>> Begin Information supplied

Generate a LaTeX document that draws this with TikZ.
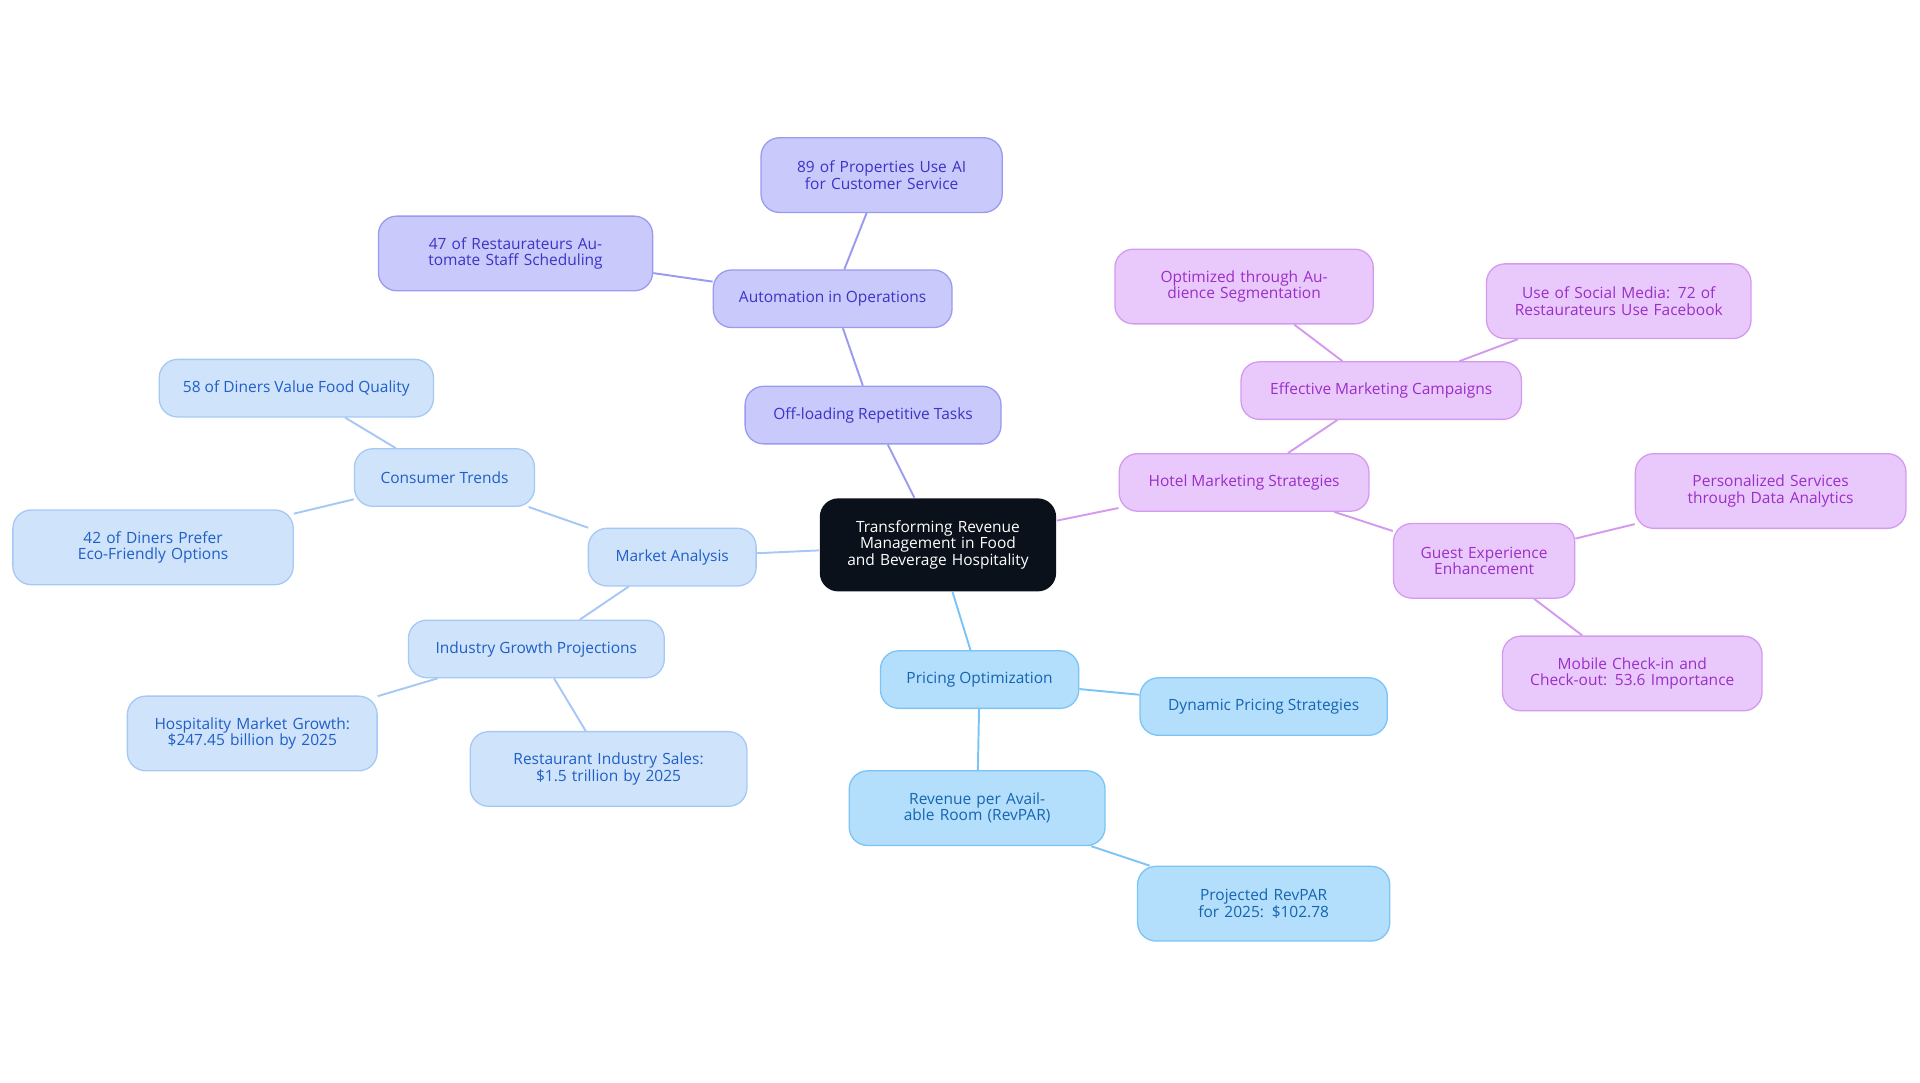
\documentclass[tikz,border=0pt]{standalone}
\usepackage{fontspec}
\setmainfont{Open Sans}
\usetikzlibrary{positioning}
\definecolor{bluefill}{HTML}{CFE3FB}\definecolor{blueline}{HTML}{A6C8F5}\definecolor{bluetext}{HTML}{1F5FC7}
\definecolor{indfill}{HTML}{C9C9FB}\definecolor{indline}{HTML}{9A9AF0}\definecolor{indtext}{HTML}{3B34C6}
\definecolor{purfill}{HTML}{E9C9FB}\definecolor{purline}{HTML}{D49AF0}\definecolor{purtext}{HTML}{9B2EC9}
\definecolor{skyfill}{HTML}{B3DEFC}\definecolor{skyline}{HTML}{7CC4F5}\definecolor{skytext}{HTML}{1565B0}
\definecolor{rootfill}{HTML}{0B111A}

\begin{document}
\begin{tikzpicture}[x=0.02cm,y=-0.02cm,
    box/.style={rounded corners=0.3cm, align=center, font=\fontsize{7.2}{7.6}\selectfont, inner sep=1pt, line width=0.6pt},
    bluebox/.style={box, fill=bluefill, draw=blueline, text=bluetext},
    indbox/.style={box, fill=indfill, draw=indline, text=indtext},
    purbox/.style={box, fill=purfill, draw=purline, text=purtext},
    skybox/.style={box, fill=skyfill, draw=skyline, text=skytext},
    bluelink/.style={blueline, line width=0.9pt},
    indlink/.style={indline, line width=0.9pt},
    purlink/.style={purline, line width=0.9pt},
    skylink/.style={skyline, line width=0.9pt}]
    \useasboundingbox (0,0) rectangle (1568,884);

    % root
    \node[box, fill=rootfill, text=white, minimum width=3.86cm, minimum height=1.52cm, text width=3.2cm] (root) at (766,445) {Transforming Revenue Management in Food and Beverage Hospitality};

    % market analysis
    \node[bluebox, minimum width=2.74cm, minimum height=0.94cm] (market) at (549,455) {Market Analysis};
    \node[bluebox, minimum width=2.94cm, minimum height=0.94cm] (consumer) at (363,390) {Consumer Trends};
    \node[bluebox, minimum width=4.48cm, minimum height=0.94cm] (quality) at (242,317) {58 of Diners Value Food Quality};
    \node[bluebox, minimum width=4.58cm, minimum height=1.22cm, text width=4.2cm] (eco) at (125,447) {42 of Diners Prefer Eco-Friendly Options};
    \node[bluebox, minimum width=4.18cm, minimum height=0.94cm] (growth) at (438,530) {Industry Growth Projections};
    \node[bluebox, minimum width=4.08cm, minimum height=1.22cm, text width=3.6cm] (hospitality) at (206,599) {Hospitality Market Growth: \$247.45 billion by 2025};
    \node[bluebox, minimum width=4.52cm, minimum height=1.22cm, text width=3.9cm] (sales) at (497,628) {Restaurant Industry Sales: \$1.5 trillion by 2025};

    % automation
    \node[indbox, minimum width=4.18cm, minimum height=0.94cm] (offload) at (713,339) {Off-loading Repetitive Tasks};
    \node[indbox, minimum width=3.9cm, minimum height=0.94cm] (automation) at (680,244) {Automation in Operations};
    \node[indbox, minimum width=3.94cm, minimum height=1.22cm, text width=3.4cm] (properties) at (720,143) {89 of Properties Use AI for Customer Service};
    \node[indbox, minimum width=4.48cm, minimum height=1.22cm, text width=4.0cm] (staff) at (421,207) {47 of Restaurateurs Automate Staff Scheduling};

    % hotel marketing
    \node[purbox, minimum width=4.08cm, minimum height=0.94cm] (hotel) at (1016,394) {Hotel Marketing Strategies};
    \node[purbox, minimum width=4.58cm, minimum height=0.94cm] (campaigns) at (1128,319) {Effective Marketing Campaigns};
    \node[purbox, minimum width=4.22cm, minimum height=1.22cm, text width=3.6cm] (segment) at (1016,234) {Optimized through Audience Segmentation};
    \node[purbox, minimum width=4.32cm, minimum height=1.22cm, text width=3.8cm] (social) at (1322,246) {Use of Social Media: 72 of Restaurateurs Use Facebook};
    \node[purbox, minimum width=2.96cm, minimum height=1.22cm, text width=2.4cm] (guest) at (1212,458) {Guest Experience Enhancement};
    \node[purbox, minimum width=4.42cm, minimum height=1.22cm, text width=3.6cm] (personal) at (1446,401) {Personalized Services through Data Analytics};
    \node[purbox, minimum width=4.24cm, minimum height=1.22cm, text width=3.4cm] (mobile) at (1333,550) {Mobile Check-in and Check-out: 53.6 Importance};

    % pricing
    \node[skybox, minimum width=3.24cm, minimum height=0.94cm] (pricing) at (800,555) {Pricing Optimization};
    \node[skybox, minimum width=4.04cm, minimum height=0.94cm] (dynamic) at (1032,577) {Dynamic Pricing Strategies};
    \node[skybox, minimum width=4.18cm, minimum height=1.22cm, text width=3.6cm] (revpar) at (798,660) {Revenue per Available Room (RevPAR)};
    \node[skybox, minimum width=4.12cm, minimum height=1.22cm, text width=3.4cm] (projected) at (1032,738) {Projected RevPAR for 2025: \$102.78};

    % links
    \draw[bluelink] (root) -- (market);
    \draw[bluelink] (market) -- (consumer);
    \draw[bluelink] (market) -- (growth);
    \draw[bluelink] (consumer) -- (quality);
    \draw[bluelink] (consumer) -- (eco);
    \draw[bluelink] (growth) -- (hospitality);
    \draw[bluelink] (growth) -- (sales);
    \draw[indlink] (root) -- (offload);
    \draw[indlink] (offload) -- (automation);
    \draw[indlink] (automation) -- (properties);
    \draw[indlink] (automation) -- (staff);
    \draw[purlink] (root) -- (hotel);
    \draw[purlink] (hotel) -- (campaigns);
    \draw[purlink] (hotel) -- (guest);
    \draw[purlink] (campaigns) -- (segment);
    \draw[purlink] (campaigns) -- (social);
    \draw[purlink] (guest) -- (personal);
    \draw[purlink] (guest) -- (mobile);
    \draw[skylink] (root) -- (pricing);
    \draw[skylink] (pricing) -- (dynamic);
    \draw[skylink] (pricing) -- (revpar);
    \draw[skylink] (revpar) -- (projected);
\end{tikzpicture}
\end{document}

>> End Information supplied

◆ **What is being asked**
Except for the pictures, copy the material above exactly.

◆ **Answer**
Generate a LaTeX document that draws this with TikZ.
\documentclass[tikz,border=0pt]{standalone}
\usepackage{fontspec}
\setmainfont{Open Sans}
\usetikzlibrary{positioning}
\definecolor{bluefill}{HTML}{CFE3FB}\definecolor{blueline}{HTML}{A6C8F5}\definecolor{bluetext}{HTML}{1F5FC7}
\definecolor{indfill}{HTML}{C9C9FB}\definecolor{indline}{HTML}{9A9AF0}\definecolor{indtext}{HTML}{3B34C6}
\definecolor{purfill}{HTML}{E9C9FB}\definecolor{purline}{HTML}{D49AF0}\definecolor{purtext}{HTML}{9B2EC9}
\definecolor{skyfill}{HTML}{B3DEFC}\definecolor{skyline}{HTML}{7CC4F5}\definecolor{skytext}{HTML}{1565B0}
\definecolor{rootfill}{HTML}{0B111A}

\begin{document}
\begin{tikzpicture}[x=0.02cm,y=-0.02cm,
    box/.style={rounded corners=0.3cm, align=center, font=\fontsize{7.2}{7.6}\selectfont, inner sep=1pt, line width=0.6pt},
    bluebox/.style={box, fill=bluefill, draw=blueline, text=bluetext},
    indbox/.style={box, fill=indfill, draw=indline, text=indtext},
    purbox/.style={box, fill=purfill, draw=purline, text=purtext},
    skybox/.style={box, fill=skyfill, draw=skyline, text=skytext},
    bluelink/.style={blueline, line width=0.9pt},
    indlink/.style={indline, line width=0.9pt},
    purlink/.style={purline, line width=0.9pt},
    skylink/.style={skyline, line width=0.9pt}]
    \useasboundingbox (0,0) rectangle (1568,884);

    % root
    \node[box, fill=rootfill, text=white, minimum width=3.86cm, minimum height=1.52cm, text width=3.2cm] (root) at (766,445) {Transforming Revenue Management in Food and Beverage Hospitality};

    % market analysis
    \node[bluebox, minimum width=2.74cm, minimum height=0.94cm] (market) at (549,455) {Market Analysis};
    \node[bluebox, minimum width=2.94cm, minimum height=0.94cm] (consumer) at (363,390) {Consumer Trends};
    \node[bluebox, minimum width=4.48cm, minimum height=0.94cm] (quality) at (242,317) {58 of Diners Value Food Quality};
    \node[bluebox, minimum width=4.58cm, minimum height=1.22cm, text width=4.2cm] (eco) at (125,447) {42 of Diners Prefer Eco-Friendly Options};
    \node[bluebox, minimum width=4.18cm, minimum height=0.94cm] (growth) at (438,530) {Industry Growth Projections};
    \node[bluebox, minimum width=4.08cm, minimum height=1.22cm, text width=3.6cm] (hospitality) at (206,599) {Hospitality Market Growth: \$247.45 billion by 2025};
    \node[bluebox, minimum width=4.52cm, minimum height=1.22cm, text width=3.9cm] (sales) at (497,628) {Restaurant Industry Sales: \$1.5 trillion by 2025};

    % automation
    \node[indbox, minimum width=4.18cm, minimum height=0.94cm] (offload) at (713,339) {Off-loading Repetitive Tasks};
    \node[indbox, minimum width=3.9cm, minimum height=0.94cm] (automation) at (680,244) {Automation in Operations};
    \node[indbox, minimum width=3.94cm, minimum height=1.22cm, text width=3.4cm] (properties) at (720,143) {89 of Properties Use AI for Customer Service};
    \node[indbox, minimum width=4.48cm, minimum height=1.22cm, text width=4.0cm] (staff) at (421,207) {47 of Restaurateurs Automate Staff Scheduling};

    % hotel marketing
    \node[purbox, minimum width=4.08cm, minimum height=0.94cm] (hotel) at (1016,394) {Hotel Marketing Strategies};
    \node[purbox, minimum width=4.58cm, minimum height=0.94cm] (campaigns) at (1128,319) {Effective Marketing Campaigns};
    \node[purbox, minimum width=4.22cm, minimum height=1.22cm, text width=3.6cm] (segment) at (1016,234) {Optimized through Audience Segmentation};
    \node[purbox, minimum width=4.32cm, minimum height=1.22cm, text width=3.8cm] (social) at (1322,246) {Use of Social Media: 72 of Restaurateurs Use Facebook};
    \node[purbox, minimum width=2.96cm, minimum height=1.22cm, text width=2.4cm] (guest) at (1212,458) {Guest Experience Enhancement};
    \node[purbox, minimum width=4.42cm, minimum height=1.22cm, text width=3.6cm] (personal) at (1446,401) {Personalized Services through Data Analytics};
    \node[purbox, minimum width=4.24cm, minimum height=1.22cm, text width=3.4cm] (mobile) at (1333,550) {Mobile Check-in and Check-out: 53.6 Importance};

    % pricing
    \node[skybox, minimum width=3.24cm, minimum height=0.94cm] (pricing) at (800,555) {Pricing Optimization};
    \node[skybox, minimum width=4.04cm, minimum height=0.94cm] (dynamic) at (1032,577) {Dynamic Pricing Strategies};
    \node[skybox, minimum width=4.18cm, minimum height=1.22cm, text width=3.6cm] (revpar) at (798,660) {Revenue per Available Room (RevPAR)};
    \node[skybox, minimum width=4.12cm, minimum height=1.22cm, text width=3.4cm] (projected) at (1032,738) {Projected RevPAR for 2025: \$102.78};

    % links
    \draw[bluelink] (root) -- (market);
    \draw[bluelink] (market) -- (consumer);
    \draw[bluelink] (market) -- (growth);
    \draw[bluelink] (consumer) -- (quality);
    \draw[bluelink] (consumer) -- (eco);
    \draw[bluelink] (growth) -- (hospitality);
    \draw[bluelink] (growth) -- (sales);
    \draw[indlink] (root) -- (offload);
    \draw[indlink] (offload) -- (automation);
    \draw[indlink] (automation) -- (properties);
    \draw[indlink] (automation) -- (staff);
    \draw[purlink] (root) -- (hotel);
    \draw[purlink] (hotel) -- (campaigns);
    \draw[purlink] (hotel) -- (guest);
    \draw[purlink] (campaigns) -- (segment);
    \draw[purlink] (campaigns) -- (social);
    \draw[purlink] (guest) -- (personal);
    \draw[purlink] (guest) -- (mobile);
    \draw[skylink] (root) -- (pricing);
    \draw[skylink] (pricing) -- (dynamic);
    \draw[skylink] (pricing) -- (revpar);
    \draw[skylink] (revpar) -- (projected);
\end{tikzpicture}
\end{document}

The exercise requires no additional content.